Young waitress wearing an apron at a city restaurant.

Restaurant Marketing

Is it Time for Your Restaurant to Rebrand?


Have you changed your outward appearance as you’ve gotten older? Maybe added a tattoo, updated the length of your hair, or swapped out your clothing for newer styles? Altering how you present yourself externally to match how you’ve evolved internally is a great way to think about rebranding. According to the definition provided by Douglas Riccardi, the owner and creative director of New York-based design agency Memo NY, “Rebranding is a realignment or a refocusing of the outward expression of who [your business is] as a brand.”

During the pandemic, many restaurant operators found themselves either advertently—or inadvertently—changing the direction of their operations.

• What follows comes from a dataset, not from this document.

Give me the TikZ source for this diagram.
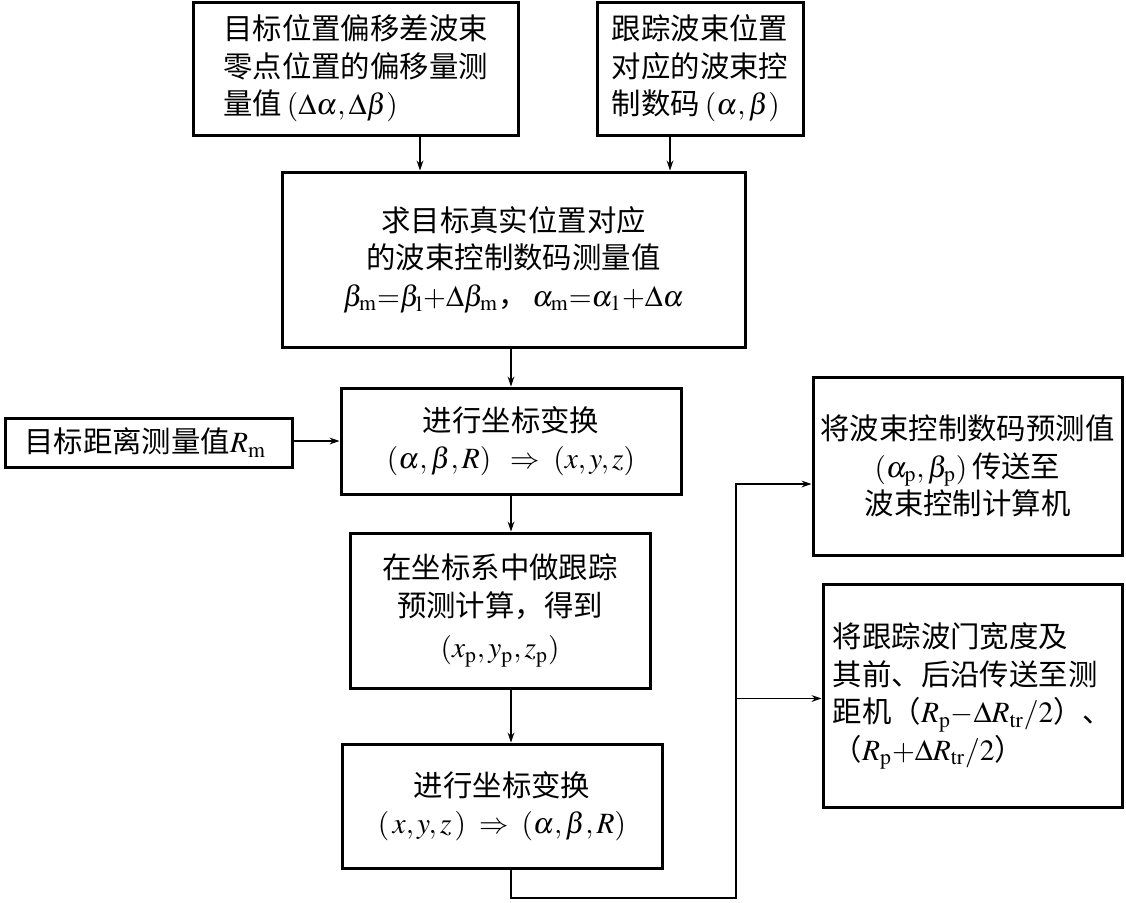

But not all took steps to reintroduce themselves to diners. Not sure if your business is ready for a rebrand and what steps to take? Riccardi shared his expertise with three telltale signs it might be time and three steps to get started.

You might be ready to rebrand if:

1. Your business has matured.

“Lots of restaurants start in a very organic way. You get some money; you open a restaurant. And by some miracle, it catches on,” says Riccardi. Then the operation grows organically over time, but not linearly or strategically. Because of that, notes Riccardi, the public image can become a little scattershot, creating a chasm between what the operation is and what the owners want it to be. “The owners can feel like a dinosaur. And the business can be anachronistic or a little sad around the edges.”

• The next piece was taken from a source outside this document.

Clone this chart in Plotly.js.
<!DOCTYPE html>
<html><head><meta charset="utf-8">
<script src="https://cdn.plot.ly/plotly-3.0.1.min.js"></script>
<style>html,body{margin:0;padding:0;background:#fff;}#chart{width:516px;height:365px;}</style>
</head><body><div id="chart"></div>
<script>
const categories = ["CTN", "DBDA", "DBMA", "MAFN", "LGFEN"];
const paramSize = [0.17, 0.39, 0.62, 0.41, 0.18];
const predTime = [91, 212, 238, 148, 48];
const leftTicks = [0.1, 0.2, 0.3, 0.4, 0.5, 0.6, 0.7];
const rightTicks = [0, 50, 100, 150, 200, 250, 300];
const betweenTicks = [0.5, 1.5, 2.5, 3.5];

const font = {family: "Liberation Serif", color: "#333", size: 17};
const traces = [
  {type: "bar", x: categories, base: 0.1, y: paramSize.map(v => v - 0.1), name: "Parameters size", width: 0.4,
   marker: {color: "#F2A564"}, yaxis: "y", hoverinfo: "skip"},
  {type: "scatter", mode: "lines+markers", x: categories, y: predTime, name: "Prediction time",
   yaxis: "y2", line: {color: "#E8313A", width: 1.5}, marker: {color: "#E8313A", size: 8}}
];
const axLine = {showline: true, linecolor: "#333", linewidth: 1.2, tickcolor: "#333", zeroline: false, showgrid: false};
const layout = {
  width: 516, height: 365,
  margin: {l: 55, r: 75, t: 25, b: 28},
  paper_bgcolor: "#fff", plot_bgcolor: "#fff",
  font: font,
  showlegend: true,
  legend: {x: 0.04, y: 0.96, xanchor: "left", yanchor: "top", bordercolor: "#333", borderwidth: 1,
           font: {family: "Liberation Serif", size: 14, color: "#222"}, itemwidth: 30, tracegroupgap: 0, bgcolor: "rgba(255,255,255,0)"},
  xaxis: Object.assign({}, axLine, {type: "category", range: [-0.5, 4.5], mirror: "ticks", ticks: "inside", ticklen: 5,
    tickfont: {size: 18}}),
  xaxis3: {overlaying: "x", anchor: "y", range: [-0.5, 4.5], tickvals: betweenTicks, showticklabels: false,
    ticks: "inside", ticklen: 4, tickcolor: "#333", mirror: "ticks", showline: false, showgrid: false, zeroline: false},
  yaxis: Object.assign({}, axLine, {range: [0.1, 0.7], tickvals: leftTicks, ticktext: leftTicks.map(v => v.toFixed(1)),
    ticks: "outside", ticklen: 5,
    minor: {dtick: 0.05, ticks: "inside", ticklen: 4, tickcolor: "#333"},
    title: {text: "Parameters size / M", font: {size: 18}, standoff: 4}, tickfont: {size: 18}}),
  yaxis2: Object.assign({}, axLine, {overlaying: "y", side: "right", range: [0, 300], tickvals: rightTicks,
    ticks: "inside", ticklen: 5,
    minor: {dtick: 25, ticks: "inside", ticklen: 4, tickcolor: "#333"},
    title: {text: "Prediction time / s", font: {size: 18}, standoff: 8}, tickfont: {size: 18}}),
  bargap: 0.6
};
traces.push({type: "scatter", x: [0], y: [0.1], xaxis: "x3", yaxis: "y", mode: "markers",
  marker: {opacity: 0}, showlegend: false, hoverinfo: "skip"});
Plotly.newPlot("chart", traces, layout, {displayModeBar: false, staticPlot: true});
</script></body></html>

2. Your business has new revenue streams.

The pandemic has become (in)famous for precipitating a shift in hospitality operations. Maybe your business started doing takeout or began offering delivery cocktails in 2020. Or maybe, like some of Riccardi’s clients, you started selling online through a platform like Goldbelly. Then suddenly “your brand as it exists is limiting your ability to play well in multiple areas.”

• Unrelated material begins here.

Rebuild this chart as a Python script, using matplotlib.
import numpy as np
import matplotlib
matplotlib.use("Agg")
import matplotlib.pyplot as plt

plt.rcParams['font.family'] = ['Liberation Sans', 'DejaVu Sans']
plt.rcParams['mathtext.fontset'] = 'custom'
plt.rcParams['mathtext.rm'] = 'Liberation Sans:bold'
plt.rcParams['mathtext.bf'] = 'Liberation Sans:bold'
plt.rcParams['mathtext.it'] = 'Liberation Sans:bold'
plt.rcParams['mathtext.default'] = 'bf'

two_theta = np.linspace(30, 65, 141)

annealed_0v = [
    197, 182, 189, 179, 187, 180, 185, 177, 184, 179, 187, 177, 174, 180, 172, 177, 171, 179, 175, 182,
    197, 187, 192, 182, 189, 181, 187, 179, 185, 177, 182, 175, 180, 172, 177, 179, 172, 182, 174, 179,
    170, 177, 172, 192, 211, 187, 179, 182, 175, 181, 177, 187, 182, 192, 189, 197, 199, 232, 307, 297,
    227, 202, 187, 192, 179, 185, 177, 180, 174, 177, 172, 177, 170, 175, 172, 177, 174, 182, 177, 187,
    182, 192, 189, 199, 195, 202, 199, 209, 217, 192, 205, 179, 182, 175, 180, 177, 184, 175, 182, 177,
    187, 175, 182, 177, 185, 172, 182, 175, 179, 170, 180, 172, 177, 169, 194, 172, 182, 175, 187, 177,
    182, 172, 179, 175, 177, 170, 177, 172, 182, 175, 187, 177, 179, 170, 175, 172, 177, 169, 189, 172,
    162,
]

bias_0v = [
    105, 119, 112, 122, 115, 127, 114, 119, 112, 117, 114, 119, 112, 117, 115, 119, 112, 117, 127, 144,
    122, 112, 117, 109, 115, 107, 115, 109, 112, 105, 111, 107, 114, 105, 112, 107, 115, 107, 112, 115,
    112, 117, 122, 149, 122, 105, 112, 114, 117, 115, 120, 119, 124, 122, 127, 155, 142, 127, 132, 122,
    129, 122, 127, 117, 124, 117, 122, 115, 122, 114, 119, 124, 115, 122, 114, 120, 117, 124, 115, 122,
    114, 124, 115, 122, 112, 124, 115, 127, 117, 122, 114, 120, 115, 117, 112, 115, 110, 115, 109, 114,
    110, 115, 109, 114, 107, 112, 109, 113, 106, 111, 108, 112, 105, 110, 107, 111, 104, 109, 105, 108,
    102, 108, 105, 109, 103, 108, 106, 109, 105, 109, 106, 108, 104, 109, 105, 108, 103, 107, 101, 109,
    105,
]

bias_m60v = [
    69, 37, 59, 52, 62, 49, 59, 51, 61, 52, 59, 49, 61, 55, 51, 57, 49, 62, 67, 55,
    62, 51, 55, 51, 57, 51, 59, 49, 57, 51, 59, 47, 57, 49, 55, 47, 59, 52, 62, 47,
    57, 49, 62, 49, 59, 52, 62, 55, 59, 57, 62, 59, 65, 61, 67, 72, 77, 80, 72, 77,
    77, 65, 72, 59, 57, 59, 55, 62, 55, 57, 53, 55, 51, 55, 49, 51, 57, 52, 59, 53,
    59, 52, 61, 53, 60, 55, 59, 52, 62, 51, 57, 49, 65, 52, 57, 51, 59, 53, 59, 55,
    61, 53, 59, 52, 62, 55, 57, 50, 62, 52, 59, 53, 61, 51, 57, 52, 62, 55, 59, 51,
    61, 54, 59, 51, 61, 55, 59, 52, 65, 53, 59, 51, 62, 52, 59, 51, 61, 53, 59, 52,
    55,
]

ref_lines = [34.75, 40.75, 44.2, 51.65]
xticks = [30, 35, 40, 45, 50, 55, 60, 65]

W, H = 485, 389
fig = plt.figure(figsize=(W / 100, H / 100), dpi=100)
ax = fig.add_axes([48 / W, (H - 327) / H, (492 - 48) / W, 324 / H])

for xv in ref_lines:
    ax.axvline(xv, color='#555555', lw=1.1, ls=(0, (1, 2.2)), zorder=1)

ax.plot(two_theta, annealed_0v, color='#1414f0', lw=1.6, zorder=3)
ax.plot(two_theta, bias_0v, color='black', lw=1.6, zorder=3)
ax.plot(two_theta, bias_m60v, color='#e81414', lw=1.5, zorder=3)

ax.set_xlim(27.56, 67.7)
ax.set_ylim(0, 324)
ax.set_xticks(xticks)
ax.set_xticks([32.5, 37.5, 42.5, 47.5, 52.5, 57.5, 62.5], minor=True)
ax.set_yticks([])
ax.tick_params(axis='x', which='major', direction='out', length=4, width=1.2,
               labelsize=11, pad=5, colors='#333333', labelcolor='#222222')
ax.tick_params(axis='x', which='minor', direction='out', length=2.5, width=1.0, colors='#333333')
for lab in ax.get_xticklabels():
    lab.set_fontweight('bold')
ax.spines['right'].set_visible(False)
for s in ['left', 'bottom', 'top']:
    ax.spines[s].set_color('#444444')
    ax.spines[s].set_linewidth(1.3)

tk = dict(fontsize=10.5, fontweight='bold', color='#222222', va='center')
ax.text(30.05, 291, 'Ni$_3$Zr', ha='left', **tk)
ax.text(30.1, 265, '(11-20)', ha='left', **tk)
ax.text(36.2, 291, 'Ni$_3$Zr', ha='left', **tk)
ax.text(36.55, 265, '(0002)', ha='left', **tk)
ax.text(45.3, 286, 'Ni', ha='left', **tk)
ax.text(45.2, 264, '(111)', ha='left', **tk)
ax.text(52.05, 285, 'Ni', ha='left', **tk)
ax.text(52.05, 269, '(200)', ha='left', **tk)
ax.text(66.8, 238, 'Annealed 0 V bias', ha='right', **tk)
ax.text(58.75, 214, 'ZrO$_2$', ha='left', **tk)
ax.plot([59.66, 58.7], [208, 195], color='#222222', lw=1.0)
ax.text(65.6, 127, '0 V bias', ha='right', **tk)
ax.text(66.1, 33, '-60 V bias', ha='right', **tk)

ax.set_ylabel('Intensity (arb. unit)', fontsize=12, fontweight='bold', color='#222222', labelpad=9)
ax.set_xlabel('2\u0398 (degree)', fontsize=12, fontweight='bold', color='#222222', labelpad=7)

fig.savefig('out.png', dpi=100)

3. You’re looking to expand to new locations.

“Let’s say you see real potential to take your brand from three restaurants to 30 units. Either on your own or with external investors. But doing that requires solidifying who you are,” says Riccardi. This, he notes, is a more standardized view of branding that requires telling your story succinctly. It may be rarer in the hospitality world than in other business sectors, but rebranding can be a powerful tool for any business owner looking to grow.

Once you’ve decided to rebrand, you should:

1. Do your research internally and externally.

Speak with your staff and existing customers about how they feel about your restaurant. Use feedback from review sites (or if you’re a Resy OS customer, from Guest Surveys) to inform your new creative strategy. “While [you] might uncover negatives, things customers don’t like, primarily focus on what is right,” says Riccardi.”

2. Decide what design elements to keep and what to toss from your current branding.

Does everything need to change, or do you only need to make a few tweaks? Riccardi explains, “It’s key to remember how much every aspect of the restaurant experience informs the others. Often the same brand logo on an updated menu delivery system or the same pieces of collateral delivered in a refreshed environment can be like night and day.”

3. Don’t stress about changing everything all at once.

“Not every restaurateur can afford to toss every piece of legacy collateral or is lucky enough that they just used the last case of the 25,000 takeout bag order,” notes Riccardi. And so it is possible while you work out and implement your rebranding plan that the old and new coexist. And that’s okay. “Things changing abruptly can often send spooky ‘Under New Management’ signals. Allowing customers to witness a transformation in real time can be as exciting as it is comforting.”

*Opinions and views in articles shared on Resy OS are presented for the purpose of discussion and commentary on topics of interest in the restaurant industry; they should not be viewed as substitutes for advice given by professionally engaged business consultants and advisors.